Modelling Songs By Release Dates

Built Logistic Regression and K - Nearest Neighbour models to predict which century a song was released in. I used the "YearPredictionMSD Data Set" from the Million Song Dataset. Built all my models from scratch using only Python and Numpy.

Find out more

Other Projects

Automated Marking System for Grading SQL Assignments Code Proprietary

Built an automated marking system to grade SQL assignments for students at University of Toronto. I also designed a partial marking system that leverages string similarity algorithms to assign partial marks to student submissions. The system is now being used by the University for future database courses. The system has helped increase the efficiency of the Computer Science department by reducing the number of hours Teaching Assistants spending marking assignments by 30%.

Algorithm for Cleaning Client Data for American Express Code Proprietary

Designed a system for removing duplicate client data from massive overlapping databases. The algorithm was designed to deal with cases where people's names were spelled differently, addresses were incomplete or records contained a lot of null values. I built the system using Java and Hive (Hadoop) using fuzzy logic algorithms. My system saved the department a $10,000 monthly subscription cost, while providing all the same services more accessibly.

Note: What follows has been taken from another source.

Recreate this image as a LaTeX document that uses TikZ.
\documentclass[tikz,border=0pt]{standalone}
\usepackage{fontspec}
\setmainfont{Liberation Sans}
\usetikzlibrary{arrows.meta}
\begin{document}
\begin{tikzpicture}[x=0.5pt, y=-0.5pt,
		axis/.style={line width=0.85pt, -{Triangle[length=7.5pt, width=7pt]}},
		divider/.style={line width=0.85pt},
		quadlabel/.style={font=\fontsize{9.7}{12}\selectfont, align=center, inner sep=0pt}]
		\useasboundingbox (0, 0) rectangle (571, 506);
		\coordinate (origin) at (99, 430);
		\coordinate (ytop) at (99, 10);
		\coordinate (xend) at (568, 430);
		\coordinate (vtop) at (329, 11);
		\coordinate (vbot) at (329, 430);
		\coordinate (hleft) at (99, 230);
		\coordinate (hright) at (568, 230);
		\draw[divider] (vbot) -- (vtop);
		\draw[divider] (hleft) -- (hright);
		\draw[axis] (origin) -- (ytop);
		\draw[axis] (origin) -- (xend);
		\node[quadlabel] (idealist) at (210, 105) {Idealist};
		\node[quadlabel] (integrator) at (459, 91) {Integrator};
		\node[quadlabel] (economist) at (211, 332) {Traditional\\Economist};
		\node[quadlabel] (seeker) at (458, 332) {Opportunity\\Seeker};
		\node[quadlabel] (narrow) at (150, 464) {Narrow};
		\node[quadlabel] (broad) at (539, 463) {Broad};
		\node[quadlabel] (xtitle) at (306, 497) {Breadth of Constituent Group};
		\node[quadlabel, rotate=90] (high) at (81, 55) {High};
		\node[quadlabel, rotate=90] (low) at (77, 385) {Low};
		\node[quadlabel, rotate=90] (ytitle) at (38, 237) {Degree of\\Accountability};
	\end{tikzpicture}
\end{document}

Automated Foreign Currency Exchange Trading System Code Proprietary

Created a system that trades the Forex market for my investors using strategies developed and designed by me. The underlying model leverages Machine Learning techniques and performs time-series analysis on incoming live tick data. I scraped raw time series data for every available tick from the last 20 years using MetaQuotes Language. Applied a plethora of cleaning techniques, feature transformations and created a backtesting application with Python. The system uses multiple Recurrent Neural Networks with LSTM cells and is hosted on AWS.

Past Work Experience

Teaching Assistant, Databases - University of Toronto (Sept. 2019 - May 2020)

Lead tutorials for 150+ students on SQL, database management systems and relational data modeling.
Uncovered a new opportunity that could be automated and created a strategic system using Python to solve this that increased the time-efficiency of the department by almost 30%.
Invigilated and graded examinations and assignments based on Relational Databases concepts and SQL scripting/querying.

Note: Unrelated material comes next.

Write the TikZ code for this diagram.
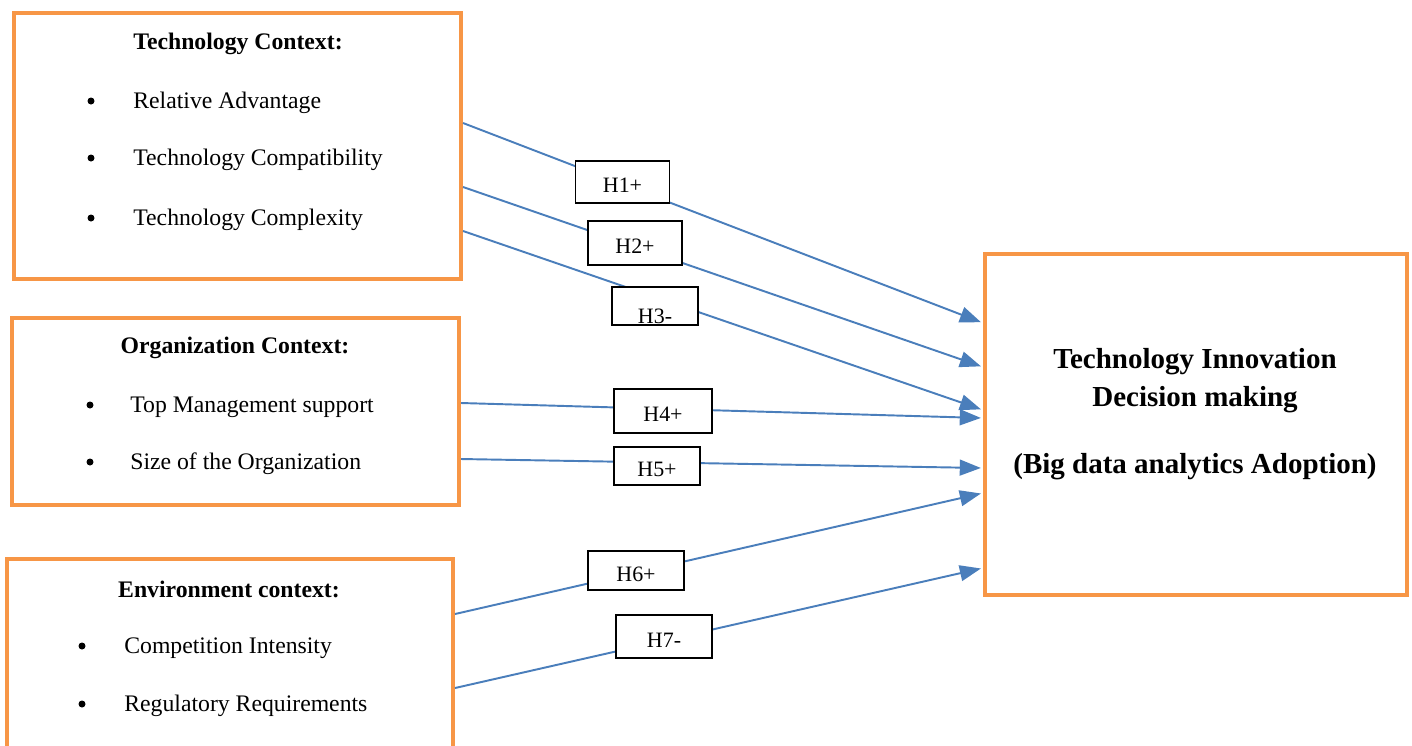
\documentclass[tikz,border=0pt]{standalone}
\usepackage{fontspec}
\setmainfont{Liberation Serif}
\usetikzlibrary{positioning,arrows.meta,fit}
\definecolor{ctxorange}{HTML}{F79646}
\definecolor{linkblue}{HTML}{4A7EBB}

\begin{document}
\begin{tikzpicture}[x=0.02cm, y=-0.02cm, font=\fontsize{13.5}{16}\selectfont, >={Triangle[length=12pt,width=9pt]}]
\tikzset{ctx/.style={draw=ctxorange, line width=2.3pt, inner sep=0pt},head/.style={font=\fontsize{13.5}{16}\selectfont\bfseries},item/.style={anchor=west, inner sep=0pt},dot/.style={circle, fill, inner sep=0pt, minimum size=0.14cm},hlab/.style={draw, fill=white, line width=0.6pt, minimum width=1.88cm, minimum height=0.84cm, inner sep=0pt, text height=12pt, text depth=0pt, font=\fontsize{12.5}{14}\selectfont},link/.style={->, color=linkblue, line width=1.1pt, shorten >=1.2pt},big/.style={font=\fontsize{16.5}{20}\selectfont\bfseries}}
\useasboundingbox (0,0) rectangle (1412,745); \clip (0,0) rectangle (1412,745);
% context boxes
\node[ctx, fit={(14,13) (461,279)}] (tech) {};
\node[ctx, fit={(12,318) (459,505)}] (org) {};
\node[ctx, fit={(7,559) (453,760)}] (env) {};
\node[ctx, fit={(985,254) (1407,595)}] (tid) {};
\node[head] (techhead) at (238,44) {Technology Context:};
\node[dot] at (91,101) {}; \node[item] (ra) at (133,103) {Relative Advantage};
\node[dot] at (91,158) {}; \node[item] (tcomp) at (133,160) {Technology Compatibility};
\node[dot] at (91,218) {}; \node[item] (tcplx) at (133,220) {Technology Complexity};
\node[head] (orghead) at (235,348) {Organization Context:};
\node[dot] at (90,405) {}; \node[item] (tms) at (130,407) {Top Management support};
\node[dot] at (90,462) {}; \node[item] (size) at (130,464) {Size of the Organization};
\node[head] (envhead) at (229,589) {Environment context:};
\node[dot] at (82,646) {}; \node[item] (ci) at (124,648) {Competition Intensity};
\node[dot] at (82,704) {}; \node[item] (rr) at (124,706) {Regulatory Requirements};
\node[big] (tidA) at (1195,362) {Technology Innovation};
\node[big] (tidB) at (1195,400) {Decision making};
\node[big] (tidC) at (1195,467) {(Big data analytics Adoption)};
% hypotheses
\draw[link] (tech.east |- 0,123) -- (tid.west |- 0,323);
\draw[link] (tech.east |- 0,187) -- (tid.west |- 0,367);
\draw[link] (tech.east |- 0,231) -- (tid.west |- 0,410);
\draw[link] (org.east |- 0,403) -- (tid.west |- 0,418);
\draw[link] (org.east |- 0,459) -- (tid.west |- 0,468);
\draw[link] (env.east |- 0,614) -- (tid.west |- 0,493);
\draw[link] (env.east |- 0,688) -- (tid.west |- 0,568);
\node[hlab] (h1) at (622.5,182) {H1+};
\node[hlab, minimum height=0.88cm] (h2) at (635,243) {H2+};
\node[hlab, minimum width=1.72cm, minimum height=0.76cm, path picture={\node[font=\fontsize{12.5}{14}\selectfont] at ([yshift=-4pt]path picture bounding box.center) {H3-};}] (h3) at (655,306) {};
\node[hlab, minimum width=1.96cm, minimum height=0.88cm] (h4) at (663,411) {H4+};
\node[hlab, minimum width=1.72cm, minimum height=0.76cm] (h5) at (657,466) {H5+};
\node[hlab, minimum width=1.92cm, minimum height=0.78cm] (h6) at (636,570.5) {H6+};
\node[hlab, minimum width=1.92cm, minimum height=0.86cm] (h7) at (664,636.5) {H7-};
\end{tikzpicture}
\end{document}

Data Scientist, Intern - Prolifics (May 2019 - Sept. 2019)

Explored various data sources and uncovered business opportunity in client’s chat-bot requests by using NLP, and deployed a sentiment analysis model that increased customer engagement by 4%.
Spearheaded the development of multiple machine learning models and experiments for client propensity modelling, customer behaviour analysis and target market identification.
Techlead for ”Data Science in a Box” project, developed using AWS S3, Stitch, Snowflake, IBM Watson Studio, DataRobot and sklearn.
Presented actionable insights derived from tested hypotheses on diverse datasets to project managers and cross-functional teams.
Engaged with stakeholders throughout the organization to identify opportunities for leveraging machine learning and AI algorithms to drive business decisions.
Created a comparative analysis of automated machine learning solutions, such as DataRobot, IBM AutoAI and Auto-scikit learn.

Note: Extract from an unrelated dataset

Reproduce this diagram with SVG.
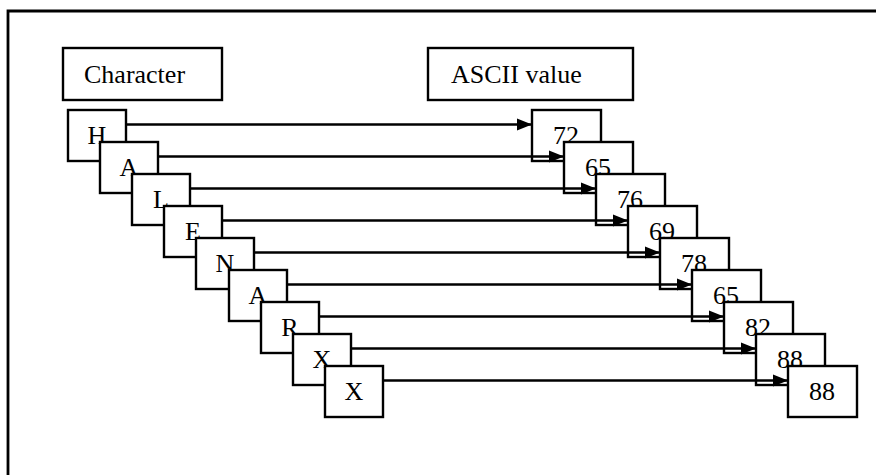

Big Data Engineer, Intern - American Express (May 2017 - September 2017)

Leveraged data insights derived from statistical tests for optimizing direct marketing campaign that lead to an increased conversion rate of preapproved clients by 1.7%.
Championed the development of big data algorithms centred around deduplication and entity resolution using Hadoop and Java.
Researched and developed big data algorithms centered around deduplication and entity resolution in Hadoop.
Liaised with cross-functional teams across the enterprise to derive data-driven multi-cluster parallel solutions for business use cases deployed in Hadoop.
Developed and monitored end-to-end pipeline for data extraction, transformation and loading (ETL) jobs that sourced data from Hadoop.